Sánchez is seriously at fault for his remarks over the Vuelta farce. First for announcing that he had deep respect for ‘a Spanish society that mobilises against injustice and defends its ideas in a peaceful manner’. A peaceful protest is not one in which over twenty police officers are injured. It is beside the point that no one was seriously hurt or killed, or that the heaviest things thrown at police were water bottles – although that alone qualifies it as non-peaceful. Any protest that wrecks a major sporting event cannot be called peaceful.

It was left to the Vuelta’s organiser, Javier Guillén, to provide the condemnation that should have come from Sánchez. ‘What happened yesterday [in Madrid] was absolutely unacceptable,’ he said yesterday. ‘I regret the image it gave and it should not be repeated.’ Spain’s Conservative leader Alberto Núñez Feijóo adopted a similar stance, saying:

I defend freedom of expression, so long as it doesn’t involve violence or riots. The government has allowed the non-completion of La Vuelta and thus, an international embarrassment that was televised around the world.

Israel’s foreign minister Gideon Sa’ar posted on X that Sánchez had ‘encouraged protestors to take to the streets’ and that he was a ‘disgrace’ to Spain.

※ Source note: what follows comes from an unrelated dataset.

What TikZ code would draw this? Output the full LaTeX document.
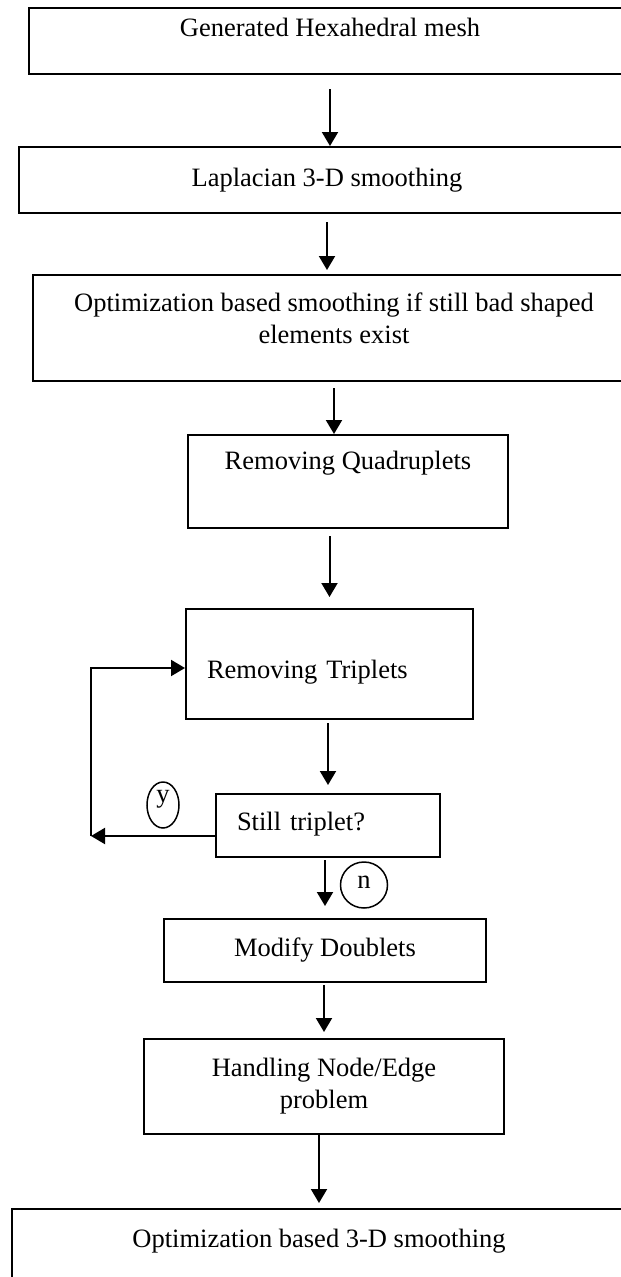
\documentclass[tikz,border=0pt]{standalone}
\usepackage{fontspec}
\setmainfont{Liberation Serif}
\usetikzlibrary{arrows.meta,positioning,shapes.geometric}
\tikzset{
  stage/.style={draw=black,line width=2pt,inner xsep=0pt,inner ysep=0pt,anchor=north west,align=center,font=\fontsize{26.5pt}{32pt}\selectfont},
  leftstage/.style={stage,align=left,inner xsep=21pt},
  tag/.style={draw=black,ellipse,line width=1.5pt,inner sep=0pt,font=\fontsize{26.5pt}{32pt}\selectfont},
  flow/.style={-{Triangle[length=14pt,width=16pt]},line width=2pt,draw=black}
}
\begin{document}
\begin{tikzpicture}[x=1pt,y=-1pt]
  \clip (0,0) rectangle (621,1277);
  \node[stage, minimum width=602pt, text height=28pt, text depth=38pt] (s1) at (28,7) {Generated Hexahedral mesh};
  \node[stage, minimum width=616pt, text height=39pt, text depth=27pt] (s2) at (18,146) {Laplacian 3-D smoothing};
  \node[stage, minimum width=602pt, text height=68pt, text depth=38pt] (s3) at (32,274) {Optimization based smoothing if still bad shaped\\elements exist};
  \node[stage, minimum width=320pt, text height=34pt, text depth=59pt] (s4) at (187,434) {Removing Quadruplets};
  \node[leftstage, text width=245pt, text height=69pt, text depth=41pt] (s5) at (185,608) {Removing Triplets};
  \node[leftstage, text width=182pt, text height=36pt, text depth=27pt] (s6) at (215,793) {Still triplet?};
  \node[stage, minimum width=322pt, text height=37pt, text depth=26pt] (s7) at (163,918) {Modify Doublets};
  \node[stage, minimum width=360pt, text height=69pt, text depth=26pt] (s8) at (143,1038) {Handling Node/Edge\\problem};
  \node[stage, minimum width=614pt, text height=38pt, text depth=80pt] (s9) at (11,1208) {Optimization based 3-D smoothing};

  % answer tags
  \node[tag, minimum width=32pt, minimum height=46pt, text height=12pt, text depth=18pt] (yes) at (163,805) {y};
  \node[tag, minimum width=47pt, minimum height=46pt, text height=12pt, text depth=6pt] (no) at (364,885) {n};

  \foreach \a/\b/\s/\e in {s1/s2/14pt/0pt,s2/s3/8pt/4pt,s3/s4/6pt/0pt}
    \draw[flow, shorten <=\s, shorten >=\e] (\a.south) -- (\a.south |- \b.north);
  \foreach \a/\b/\s/\e in {s4/s5/7pt/11pt,s5/s6/3pt/8pt,s6/s7/2pt/12pt,s7/s8/2pt/6pt,s8/s9/0pt/5pt}
    \draw[flow, shorten <=\s, shorten >=\e] (\a.south -| \b.north) -- (\b.north);

  % loop back while triplets remain
  \coordinate (c1) at (91,836);
  \coordinate (c2) at (91,668);
  \draw[flow] (s6.west |- c1) -- (c1);
  \draw[flow] (c1) -- (c2) -- (s5.west |- c2);
\end{tikzpicture}
\end{document}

Sanchez’s claim that Sunday’s Vuelta demonstration was peaceful was bad enough, but his apportioning of blame for the aborted race was much more egregious. Rather than pointing to moronic, self-obsessed protestors, he blamed the Israel-Premier Tech cycling team, which has been repeatedly targeted by pro-Palestine agitators throughout the race, resulting in the shortening of several stages due to safety concerns. ‘I think sports organisations need to ask themselves whether it’s ethical for Israel to keep taking part in international competitions,’ Sanchez said. Hardly a surprising announcement from a leader who has also called for Israeli singers to be banned from the Eurovision song contest – a pointless move that has so far been resisted by the event’s organisers.   

It is a sad irony that the politicians who shout most loudly about inclusivity also support the toxic politicisation of artistic and sporting events and the discrimination in which that inevitably results. Unlike economic sanctions, sporting and cultural bans do not reduce a state’s capacity for war. They merely discriminate against people on the basis of nationality and aim to justify that discrimination with lofty political ideals. Wimbledon’s exclusion of Russian and Belarusian players from the tennis tournament in 2022 was utterly misguided for the same reason. This year’s bull-running fiesta in the northern Spanish city of Pamplona, as well as the 2025 edition of Glastonbury, were also tainted by deranged displays of prejudice, in both cases against Jews. 

Sánchez implies that it would be ‘ethical’ for sporting organisations to exclude participants from major events because they are Israeli. That strikes me as straightforwardly unethical. It is further proof of the warped perspective of a prime minister who is so obsessed with appearing pro-Palestine that he seems no longer able to identify anti-Semitism or sheer stupidity. Of a prime minister who looked at events in Madrid on Sunday and decided that the people who need to reflect are not the virtue-signalling idiots who engaged in a destructive protest but the cyclists who felt unsafe on the roads of Spain, and the supposedly immoral organisers who allowed Israel to participate.